* [SOURCE DATA]:
** Begin **

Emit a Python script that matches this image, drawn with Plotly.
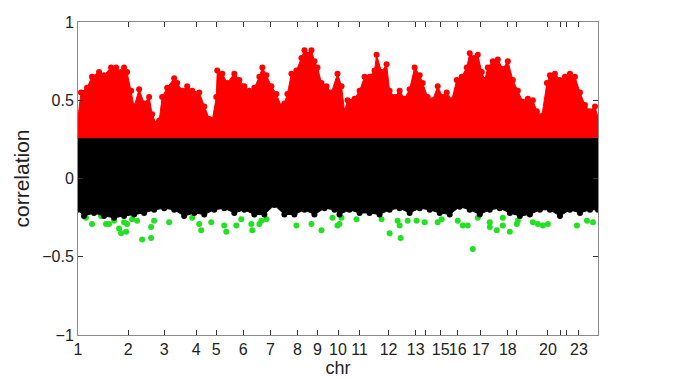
import plotly.graph_objects as go

# ---- axis data -------------------------------------------------------------
chr_names = ["1", "2", "3", "4", "5", "6", "7", "8", "9", "10", "11", "12",
             "13", "14", "15", "16", "17", "18", "19", "20", "21", "22", "23"]
chr_start = [0, 50, 86, 118, 138, 165, 192, 219, 239, 259.5, 281, 310,
             337, 347, 362, 379, 402, 429, 438, 469, 482, 488, 500]
genome_end = 519
shown_labels = {"1", "2", "3", "4", "5", "6", "7", "8", "9", "10", "11", "12",
                "13", "15", "16", "17", "18", "20", "23"}

# ---- red (high positive correlation) upper envelope -----------------------
red_pos = [0, 3, 9, 14, 21, 26, 33, 38, 43, 46, 49, 53, 56, 61, 66, 71, 74, 78,
           81, 84, 89, 96, 99, 104, 109, 114, 121, 126, 131, 134, 138, 139, 144,
           149, 156, 161, 166, 171, 176, 181, 184, 188, 193, 198, 203, 206, 209,
           213, 218, 223, 226, 229, 233, 236, 239, 243, 248, 253, 259, 263, 266,
           269, 276, 281, 286, 291, 296, 298, 303, 308, 311, 316, 321, 326, 331,
           336, 341, 344, 349, 354, 359, 364, 368, 373, 378, 383, 388, 391, 395,
           399, 403, 406, 409, 414, 419, 424, 429, 434, 439, 444, 449, 454, 458,
           463, 468, 471, 476, 481, 486, 491, 496, 501, 506, 511, 516, 519]
red_corr = [0.39, 0.55, 0.58, 0.65, 0.68, 0.66, 0.71, 0.71, 0.68, 0.71, 0.68,
            0.56, 0.46, 0.57, 0.48, 0.52, 0.41, 0.35, 0.37, 0.52, 0.58, 0.64,
            0.61, 0.56, 0.59, 0.56, 0.55, 0.46, 0.38, 0.37, 0.52, 0.69, 0.67,
            0.61, 0.67, 0.63, 0.59, 0.56, 0.58, 0.65, 0.71, 0.66, 0.59, 0.54,
            0.46, 0.48, 0.54, 0.67, 0.69, 0.77, 0.82, 0.79, 0.82, 0.75, 0.71,
            0.61, 0.59, 0.55, 0.67, 0.59, 0.43, 0.50, 0.51, 0.56, 0.65, 0.65,
            0.69, 0.79, 0.68, 0.73, 0.56, 0.52, 0.56, 0.51, 0.57, 0.71, 0.66,
            0.61, 0.52, 0.50, 0.59, 0.52, 0.55, 0.50, 0.63, 0.65, 0.71, 0.80,
            0.77, 0.79, 0.68, 0.63, 0.71, 0.75, 0.76, 0.70, 0.75, 0.63, 0.56,
            0.49, 0.51, 0.50, 0.43, 0.40, 0.61, 0.66, 0.67, 0.63, 0.65, 0.67,
            0.65, 0.55, 0.47, 0.43, 0.46, 0.39]

# ---- black (non-significant) band -----------------------------------------
black_top = 0.255
black_pos = [0, 6, 16, 26, 36, 46, 56, 66, 76, 86, 96, 106, 116, 126, 136, 146,
             156, 166, 176, 186, 196, 206, 216, 226, 236, 246, 256, 261, 271,
             281, 291, 301, 311, 321, 331, 341, 351, 361, 371, 381, 391, 401,
             411, 421, 431, 441, 451, 461, 471, 481, 491, 501, 511, 519]
black_low = [-0.20, -0.24, -0.22, -0.24, -0.25, -0.24, -0.23, -0.22, -0.20,
             -0.19, -0.20, -0.24, -0.22, -0.23, -0.20, -0.19, -0.22, -0.20,
             -0.23, -0.23, -0.17, -0.23, -0.23, -0.20, -0.23, -0.19, -0.20,
             -0.23, -0.20, -0.22, -0.22, -0.23, -0.20, -0.19, -0.22, -0.19,
             -0.20, -0.22, -0.23, -0.18, -0.20, -0.23, -0.20, -0.19, -0.22,
             -0.24, -0.23, -0.20, -0.20, -0.24, -0.20, -0.22, -0.20, -0.20]

# ---- green (negative correlation) points -----------------------------------
green_pos = [8, 14, 23, 28, 31, 36, 41, 43, 48, 46, 49, 54, 59, 64, 73, 73, 76,
             91, 114, 121, 123, 133, 146, 148, 158, 163, 173, 174, 181, 183,
             188, 218, 233, 243, 259, 263, 254, 261, 278, 303, 311, 319, 321,
             322, 329, 338, 346, 359, 363, 379, 384, 389, 394, 399, 411, 411,
             418, 424, 424, 431, 438, 439, 454, 459, 464, 469, 498, 508, 514]
green_corr = [-0.25, -0.29, -0.24, -0.29, -0.29, -0.27, -0.32, -0.35, -0.34,
              -0.28, -0.29, -0.26, -0.27, -0.39, -0.38, -0.31, -0.27, -0.28,
              -0.25, -0.29, -0.33, -0.28, -0.30, -0.34, -0.30, -0.26, -0.29,
              -0.33, -0.29, -0.27, -0.26, -0.30, -0.29, -0.33, -0.30, -0.25,
              -0.25, -0.29, -0.26, -0.26, -0.35, -0.27, -0.30, -0.38, -0.27,
              -0.27, -0.28, -0.28, -0.26, -0.27, -0.30, -0.30, -0.45, -0.25,
              -0.28, -0.31, -0.33, -0.30, -0.25, -0.34, -0.29, -0.27, -0.28,
              -0.29, -0.30, -0.29, -0.30, -0.27, -0.28]

RED, BLACK, GREEN = "#ff0000", "#000000", "#22e022"
MS = 6
FONT = "Liberation Sans, Arial"


def mk(color):
    return dict(color=color, size=MS, opacity=1, line=dict(width=0, color=color))


# black band outline: flat top (threshold), ragged bottom edge
band_x = [0, genome_end] + black_pos[::-1]
band_y = [black_top, black_top] + black_low[::-1]

fig = go.Figure()
fig.add_trace(go.Scatter(x=red_pos, y=red_corr, mode="lines",
                         fill="tozeroy", fillcolor=RED,
                         line=dict(color=RED, width=1), hoverinfo="skip"))
fig.add_trace(go.Scatter(x=red_pos, y=red_corr, mode="markers",
                         marker=mk(RED), hoverinfo="skip"))
fig.add_trace(go.Scatter(x=green_pos, y=green_corr, mode="markers",
                         marker=mk(GREEN), hoverinfo="skip"))
fig.add_trace(go.Scatter(x=band_x, y=band_y, mode="lines",
                         fill="toself", fillcolor=BLACK,
                         line=dict(color=BLACK, width=1), hoverinfo="skip"))
fig.add_trace(go.Scatter(x=black_pos, y=black_low, mode="markers",
                         marker=mk(BLACK), hoverinfo="skip"))

ticktext = [n if n in shown_labels else "" for n in chr_names]
axis_common = dict(showgrid=False, zeroline=False, showline=True,
                   linecolor="#8a8a8a", linewidth=1, mirror="ticks",
                   ticks="inside", ticklen=5, tickcolor="#333333",
                   automargin=False, tickangle=0,
                   tickfont=dict(family=FONT, size=16, color="#222222"))

# page body has an 8px default margin, so the figure is sized to fit the window
fig.update_layout(
    width=677, height=383,
    margin=dict(l=70, r=87, t=14, b=56),
    paper_bgcolor="white", plot_bgcolor="white",
    showlegend=False,
    xaxis=dict(range=[0, genome_end], tickmode="array", tickvals=chr_start,
               ticktext=ticktext,
               title=dict(text="chr", standoff=3,
                          font=dict(family=FONT, size=18, color="#222222")),
               **axis_common),
    yaxis=dict(range=[-1, 1], tickmode="array",
               tickvals=[-1, -0.5, 0, 0.5, 1],
               ticktext=["\u22121", "\u22120.5", "0", "0.5", "1"],
               title=dict(text="correlation", standoff=6,
                          font=dict(family=FONT, size=21, color="#222222")),
               **axis_common),
)

fig.write_html("out.html")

** End **

* [JOB]:
Omit the pictures and give the material again, exactly and in full.

* [RESULT BELOW]:
Emit a Python script that matches this image, drawn with Plotly.
import plotly.graph_objects as go

# ---- axis data -------------------------------------------------------------
chr_names = ["1", "2", "3", "4", "5", "6", "7", "8", "9", "10", "11", "12",
             "13", "14", "15", "16", "17", "18", "19", "20", "21", "22", "23"]
chr_start = [0, 50, 86, 118, 138, 165, 192, 219, 239, 259.5, 281, 310,
             337, 347, 362, 379, 402, 429, 438, 469, 482, 488, 500]
genome_end = 519
shown_labels = {"1", "2", "3", "4", "5", "6", "7", "8", "9", "10", "11", "12",
                "13", "15", "16", "17", "18", "20", "23"}

# ---- red (high positive correlation) upper envelope -----------------------
red_pos = [0, 3, 9, 14, 21, 26, 33, 38, 43, 46, 49, 53, 56, 61, 66, 71, 74, 78,
           81, 84, 89, 96, 99, 104, 109, 114, 121, 126, 131, 134, 138, 139, 144,
           149, 156, 161, 166, 171, 176, 181, 184, 188, 193, 198, 203, 206, 209,
           213, 218, 223, 226, 229, 233, 236, 239, 243, 248, 253, 259, 263, 266,
           269, 276, 281, 286, 291, 296, 298, 303, 308, 311, 316, 321, 326, 331,
           336, 341, 344, 349, 354, 359, 364, 368, 373, 378, 383, 388, 391, 395,
           399, 403, 406, 409, 414, 419, 424, 429, 434, 439, 444, 449, 454, 458,
           463, 468, 471, 476, 481, 486, 491, 496, 501, 506, 511, 516, 519]
red_corr = [0.39, 0.55, 0.58, 0.65, 0.68, 0.66, 0.71, 0.71, 0.68, 0.71, 0.68,
            0.56, 0.46, 0.57, 0.48, 0.52, 0.41, 0.35, 0.37, 0.52, 0.58, 0.64,
            0.61, 0.56, 0.59, 0.56, 0.55, 0.46, 0.38, 0.37, 0.52, 0.69, 0.67,
            0.61, 0.67, 0.63, 0.59, 0.56, 0.58, 0.65, 0.71, 0.66, 0.59, 0.54,
            0.46, 0.48, 0.54, 0.67, 0.69, 0.77, 0.82, 0.79, 0.82, 0.75, 0.71,
            0.61, 0.59, 0.55, 0.67, 0.59, 0.43, 0.50, 0.51, 0.56, 0.65, 0.65,
            0.69, 0.79, 0.68, 0.73, 0.56, 0.52, 0.56, 0.51, 0.57, 0.71, 0.66,
            0.61, 0.52, 0.50, 0.59, 0.52, 0.55, 0.50, 0.63, 0.65, 0.71, 0.80,
            0.77, 0.79, 0.68, 0.63, 0.71, 0.75, 0.76, 0.70, 0.75, 0.63, 0.56,
            0.49, 0.51, 0.50, 0.43, 0.40, 0.61, 0.66, 0.67, 0.63, 0.65, 0.67,
            0.65, 0.55, 0.47, 0.43, 0.46, 0.39]

# ---- black (non-significant) band -----------------------------------------
black_top = 0.255
black_pos = [0, 6, 16, 26, 36, 46, 56, 66, 76, 86, 96, 106, 116, 126, 136, 146,
             156, 166, 176, 186, 196, 206, 216, 226, 236, 246, 256, 261, 271,
             281, 291, 301, 311, 321, 331, 341, 351, 361, 371, 381, 391, 401,
             411, 421, 431, 441, 451, 461, 471, 481, 491, 501, 511, 519]
black_low = [-0.20, -0.24, -0.22, -0.24, -0.25, -0.24, -0.23, -0.22, -0.20,
             -0.19, -0.20, -0.24, -0.22, -0.23, -0.20, -0.19, -0.22, -0.20,
             -0.23, -0.23, -0.17, -0.23, -0.23, -0.20, -0.23, -0.19, -0.20,
             -0.23, -0.20, -0.22, -0.22, -0.23, -0.20, -0.19, -0.22, -0.19,
             -0.20, -0.22, -0.23, -0.18, -0.20, -0.23, -0.20, -0.19, -0.22,
             -0.24, -0.23, -0.20, -0.20, -0.24, -0.20, -0.22, -0.20, -0.20]

# ---- green (negative correlation) points -----------------------------------
green_pos = [8, 14, 23, 28, 31, 36, 41, 43, 48, 46, 49, 54, 59, 64, 73, 73, 76,
             91, 114, 121, 123, 133, 146, 148, 158, 163, 173, 174, 181, 183,
             188, 218, 233, 243, 259, 263, 254, 261, 278, 303, 311, 319, 321,
             322, 329, 338, 346, 359, 363, 379, 384, 389, 394, 399, 411, 411,
             418, 424, 424, 431, 438, 439, 454, 459, 464, 469, 498, 508, 514]
green_corr = [-0.25, -0.29, -0.24, -0.29, -0.29, -0.27, -0.32, -0.35, -0.34,
              -0.28, -0.29, -0.26, -0.27, -0.39, -0.38, -0.31, -0.27, -0.28,
              -0.25, -0.29, -0.33, -0.28, -0.30, -0.34, -0.30, -0.26, -0.29,
              -0.33, -0.29, -0.27, -0.26, -0.30, -0.29, -0.33, -0.30, -0.25,
              -0.25, -0.29, -0.26, -0.26, -0.35, -0.27, -0.30, -0.38, -0.27,
              -0.27, -0.28, -0.28, -0.26, -0.27, -0.30, -0.30, -0.45, -0.25,
              -0.28, -0.31, -0.33, -0.30, -0.25, -0.34, -0.29, -0.27, -0.28,
              -0.29, -0.30, -0.29, -0.30, -0.27, -0.28]

RED, BLACK, GREEN = "#ff0000", "#000000", "#22e022"
MS = 6
FONT = "Liberation Sans, Arial"


def mk(color):
    return dict(color=color, size=MS, opacity=1, line=dict(width=0, color=color))


# black band outline: flat top (threshold), ragged bottom edge
band_x = [0, genome_end] + black_pos[::-1]
band_y = [black_top, black_top] + black_low[::-1]

fig = go.Figure()
fig.add_trace(go.Scatter(x=red_pos, y=red_corr, mode="lines",
                         fill="tozeroy", fillcolor=RED,
                         line=dict(color=RED, width=1), hoverinfo="skip"))
fig.add_trace(go.Scatter(x=red_pos, y=red_corr, mode="markers",
                         marker=mk(RED), hoverinfo="skip"))
fig.add_trace(go.Scatter(x=green_pos, y=green_corr, mode="markers",
                         marker=mk(GREEN), hoverinfo="skip"))
fig.add_trace(go.Scatter(x=band_x, y=band_y, mode="lines",
                         fill="toself", fillcolor=BLACK,
                         line=dict(color=BLACK, width=1), hoverinfo="skip"))
fig.add_trace(go.Scatter(x=black_pos, y=black_low, mode="markers",
                         marker=mk(BLACK), hoverinfo="skip"))

ticktext = [n if n in shown_labels else "" for n in chr_names]
axis_common = dict(showgrid=False, zeroline=False, showline=True,
                   linecolor="#8a8a8a", linewidth=1, mirror="ticks",
                   ticks="inside", ticklen=5, tickcolor="#333333",
                   automargin=False, tickangle=0,
                   tickfont=dict(family=FONT, size=16, color="#222222"))

# page body has an 8px default margin, so the figure is sized to fit the window
fig.update_layout(
    width=677, height=383,
    margin=dict(l=70, r=87, t=14, b=56),
    paper_bgcolor="white", plot_bgcolor="white",
    showlegend=False,
    xaxis=dict(range=[0, genome_end], tickmode="array", tickvals=chr_start,
               ticktext=ticktext,
               title=dict(text="chr", standoff=3,
                          font=dict(family=FONT, size=18, color="#222222")),
               **axis_common),
    yaxis=dict(range=[-1, 1], tickmode="array",
               tickvals=[-1, -0.5, 0, 0.5, 1],
               ticktext=["\u22121", "\u22120.5", "0", "0.5", "1"],
               title=dict(text="correlation", standoff=6,
                          font=dict(family=FONT, size=21, color="#222222")),
               **axis_common),
)

fig.write_html("out.html")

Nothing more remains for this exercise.